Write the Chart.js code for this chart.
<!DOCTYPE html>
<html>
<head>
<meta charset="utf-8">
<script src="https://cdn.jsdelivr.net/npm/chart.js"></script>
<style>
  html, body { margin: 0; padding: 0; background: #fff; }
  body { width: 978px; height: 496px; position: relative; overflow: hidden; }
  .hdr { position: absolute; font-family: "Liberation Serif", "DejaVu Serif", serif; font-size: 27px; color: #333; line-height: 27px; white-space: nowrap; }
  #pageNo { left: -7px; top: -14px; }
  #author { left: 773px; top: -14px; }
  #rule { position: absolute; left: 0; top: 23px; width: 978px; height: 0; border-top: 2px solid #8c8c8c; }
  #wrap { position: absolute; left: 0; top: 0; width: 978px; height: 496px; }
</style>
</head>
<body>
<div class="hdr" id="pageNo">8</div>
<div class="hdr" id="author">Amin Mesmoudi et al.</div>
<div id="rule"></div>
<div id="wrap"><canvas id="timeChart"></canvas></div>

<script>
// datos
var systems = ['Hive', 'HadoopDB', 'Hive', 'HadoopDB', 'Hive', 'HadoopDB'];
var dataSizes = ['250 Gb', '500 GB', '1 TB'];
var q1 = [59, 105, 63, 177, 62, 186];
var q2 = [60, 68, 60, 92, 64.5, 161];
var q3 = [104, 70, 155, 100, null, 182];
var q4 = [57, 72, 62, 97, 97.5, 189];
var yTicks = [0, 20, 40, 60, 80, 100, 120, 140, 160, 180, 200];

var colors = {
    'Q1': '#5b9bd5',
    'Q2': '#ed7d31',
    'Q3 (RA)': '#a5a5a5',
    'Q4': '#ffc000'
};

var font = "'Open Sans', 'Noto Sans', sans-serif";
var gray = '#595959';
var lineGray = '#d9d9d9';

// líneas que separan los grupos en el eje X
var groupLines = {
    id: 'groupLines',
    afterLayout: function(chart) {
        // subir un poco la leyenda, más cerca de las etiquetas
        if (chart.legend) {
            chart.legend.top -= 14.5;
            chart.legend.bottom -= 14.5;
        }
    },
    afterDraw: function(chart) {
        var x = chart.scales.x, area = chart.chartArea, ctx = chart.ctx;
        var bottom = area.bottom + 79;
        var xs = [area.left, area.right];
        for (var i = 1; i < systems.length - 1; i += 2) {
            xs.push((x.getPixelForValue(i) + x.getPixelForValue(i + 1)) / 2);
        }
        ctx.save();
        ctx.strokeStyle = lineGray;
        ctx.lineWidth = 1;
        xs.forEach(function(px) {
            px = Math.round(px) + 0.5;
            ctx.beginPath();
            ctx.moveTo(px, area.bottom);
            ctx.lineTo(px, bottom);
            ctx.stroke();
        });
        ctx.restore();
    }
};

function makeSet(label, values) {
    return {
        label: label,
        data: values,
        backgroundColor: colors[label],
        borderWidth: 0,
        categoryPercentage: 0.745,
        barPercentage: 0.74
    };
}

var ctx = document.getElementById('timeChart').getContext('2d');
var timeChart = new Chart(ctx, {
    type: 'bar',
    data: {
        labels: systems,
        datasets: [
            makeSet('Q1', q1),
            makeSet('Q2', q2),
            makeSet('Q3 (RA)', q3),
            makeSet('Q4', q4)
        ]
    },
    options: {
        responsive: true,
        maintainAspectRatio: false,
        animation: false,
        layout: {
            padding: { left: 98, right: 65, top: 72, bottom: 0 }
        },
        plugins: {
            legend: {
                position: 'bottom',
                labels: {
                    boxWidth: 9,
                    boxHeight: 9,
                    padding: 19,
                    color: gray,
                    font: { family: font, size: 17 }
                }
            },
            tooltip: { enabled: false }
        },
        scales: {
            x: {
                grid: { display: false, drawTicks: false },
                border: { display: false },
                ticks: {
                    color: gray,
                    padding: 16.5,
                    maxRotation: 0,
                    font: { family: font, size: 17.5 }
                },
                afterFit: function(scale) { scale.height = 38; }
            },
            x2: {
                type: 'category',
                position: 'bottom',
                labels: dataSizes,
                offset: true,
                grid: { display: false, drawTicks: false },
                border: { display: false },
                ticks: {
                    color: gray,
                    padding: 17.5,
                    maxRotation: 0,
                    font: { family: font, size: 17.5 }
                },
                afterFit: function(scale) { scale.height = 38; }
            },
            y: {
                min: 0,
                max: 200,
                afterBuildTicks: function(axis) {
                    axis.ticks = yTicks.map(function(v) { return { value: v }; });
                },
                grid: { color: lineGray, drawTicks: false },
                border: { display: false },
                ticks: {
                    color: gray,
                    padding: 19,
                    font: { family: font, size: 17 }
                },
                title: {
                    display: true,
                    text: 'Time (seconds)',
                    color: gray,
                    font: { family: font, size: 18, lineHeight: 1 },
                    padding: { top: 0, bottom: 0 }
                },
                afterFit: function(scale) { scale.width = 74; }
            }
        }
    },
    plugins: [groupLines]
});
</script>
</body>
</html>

____________

> [Problem to solve]: Copy every line exactly. Leave nothing out.

> [Expected answer]:
Write the Chart.js code for this chart.
<!DOCTYPE html>
<html>
<head>
<meta charset="utf-8">
<script src="https://cdn.jsdelivr.net/npm/chart.js"></script>
<style>
  html, body { margin: 0; padding: 0; background: #fff; }
  body { width: 978px; height: 496px; position: relative; overflow: hidden; }
  .hdr { position: absolute; font-family: "Liberation Serif", "DejaVu Serif", serif; font-size: 27px; color: #333; line-height: 27px; white-space: nowrap; }
  #pageNo { left: -7px; top: -14px; }
  #author { left: 773px; top: -14px; }
  #rule { position: absolute; left: 0; top: 23px; width: 978px; height: 0; border-top: 2px solid #8c8c8c; }
  #wrap { position: absolute; left: 0; top: 0; width: 978px; height: 496px; }
</style>
</head>
<body>
<div class="hdr" id="pageNo">8</div>
<div class="hdr" id="author">Amin Mesmoudi et al.</div>
<div id="rule"></div>
<div id="wrap"><canvas id="timeChart"></canvas></div>

<script>
// datos
var systems = ['Hive', 'HadoopDB', 'Hive', 'HadoopDB', 'Hive', 'HadoopDB'];
var dataSizes = ['250 Gb', '500 GB', '1 TB'];
var q1 = [59, 105, 63, 177, 62, 186];
var q2 = [60, 68, 60, 92, 64.5, 161];
var q3 = [104, 70, 155, 100, null, 182];
var q4 = [57, 72, 62, 97, 97.5, 189];
var yTicks = [0, 20, 40, 60, 80, 100, 120, 140, 160, 180, 200];

var colors = {
    'Q1': '#5b9bd5',
    'Q2': '#ed7d31',
    'Q3 (RA)': '#a5a5a5',
    'Q4': '#ffc000'
};

var font = "'Open Sans', 'Noto Sans', sans-serif";
var gray = '#595959';
var lineGray = '#d9d9d9';

// líneas que separan los grupos en el eje X
var groupLines = {
    id: 'groupLines',
    afterLayout: function(chart) {
        // subir un poco la leyenda, más cerca de las etiquetas
        if (chart.legend) {
            chart.legend.top -= 14.5;
            chart.legend.bottom -= 14.5;
        }
    },
    afterDraw: function(chart) {
        var x = chart.scales.x, area = chart.chartArea, ctx = chart.ctx;
        var bottom = area.bottom + 79;
        var xs = [area.left, area.right];
        for (var i = 1; i < systems.length - 1; i += 2) {
            xs.push((x.getPixelForValue(i) + x.getPixelForValue(i + 1)) / 2);
        }
        ctx.save();
        ctx.strokeStyle = lineGray;
        ctx.lineWidth = 1;
        xs.forEach(function(px) {
            px = Math.round(px) + 0.5;
            ctx.beginPath();
            ctx.moveTo(px, area.bottom);
            ctx.lineTo(px, bottom);
            ctx.stroke();
        });
        ctx.restore();
    }
};

function makeSet(label, values) {
    return {
        label: label,
        data: values,
        backgroundColor: colors[label],
        borderWidth: 0,
        categoryPercentage: 0.745,
        barPercentage: 0.74
    };
}

var ctx = document.getElementById('timeChart').getContext('2d');
var timeChart = new Chart(ctx, {
    type: 'bar',
    data: {
        labels: systems,
        datasets: [
            makeSet('Q1', q1),
            makeSet('Q2', q2),
            makeSet('Q3 (RA)', q3),
            makeSet('Q4', q4)
        ]
    },
    options: {
        responsive: true,
        maintainAspectRatio: false,
        animation: false,
        layout: {
            padding: { left: 98, right: 65, top: 72, bottom: 0 }
        },
        plugins: {
            legend: {
                position: 'bottom',
                labels: {
                    boxWidth: 9,
                    boxHeight: 9,
                    padding: 19,
                    color: gray,
                    font: { family: font, size: 17 }
                }
            },
            tooltip: { enabled: false }
        },
        scales: {
            x: {
                grid: { display: false, drawTicks: false },
                border: { display: false },
                ticks: {
                    color: gray,
                    padding: 16.5,
                    maxRotation: 0,
                    font: { family: font, size: 17.5 }
                },
                afterFit: function(scale) { scale.height = 38; }
            },
            x2: {
                type: 'category',
                position: 'bottom',
                labels: dataSizes,
                offset: true,
                grid: { display: false, drawTicks: false },
                border: { display: false },
                ticks: {
                    color: gray,
                    padding: 17.5,
                    maxRotation: 0,
                    font: { family: font, size: 17.5 }
                },
                afterFit: function(scale) { scale.height = 38; }
            },
            y: {
                min: 0,
                max: 200,
                afterBuildTicks: function(axis) {
                    axis.ticks = yTicks.map(function(v) { return { value: v }; });
                },
                grid: { color: lineGray, drawTicks: false },
                border: { display: false },
                ticks: {
                    color: gray,
                    padding: 19,
                    font: { family: font, size: 17 }
                },
                title: {
                    display: true,
                    text: 'Time (seconds)',
                    color: gray,
                    font: { family: font, size: 18, lineHeight: 1 },
                    padding: { top: 0, bottom: 0 }
                },
                afterFit: function(scale) { scale.width = 74; }
            }
        }
    },
    plugins: [groupLines]
});
</script>
</body>
</html>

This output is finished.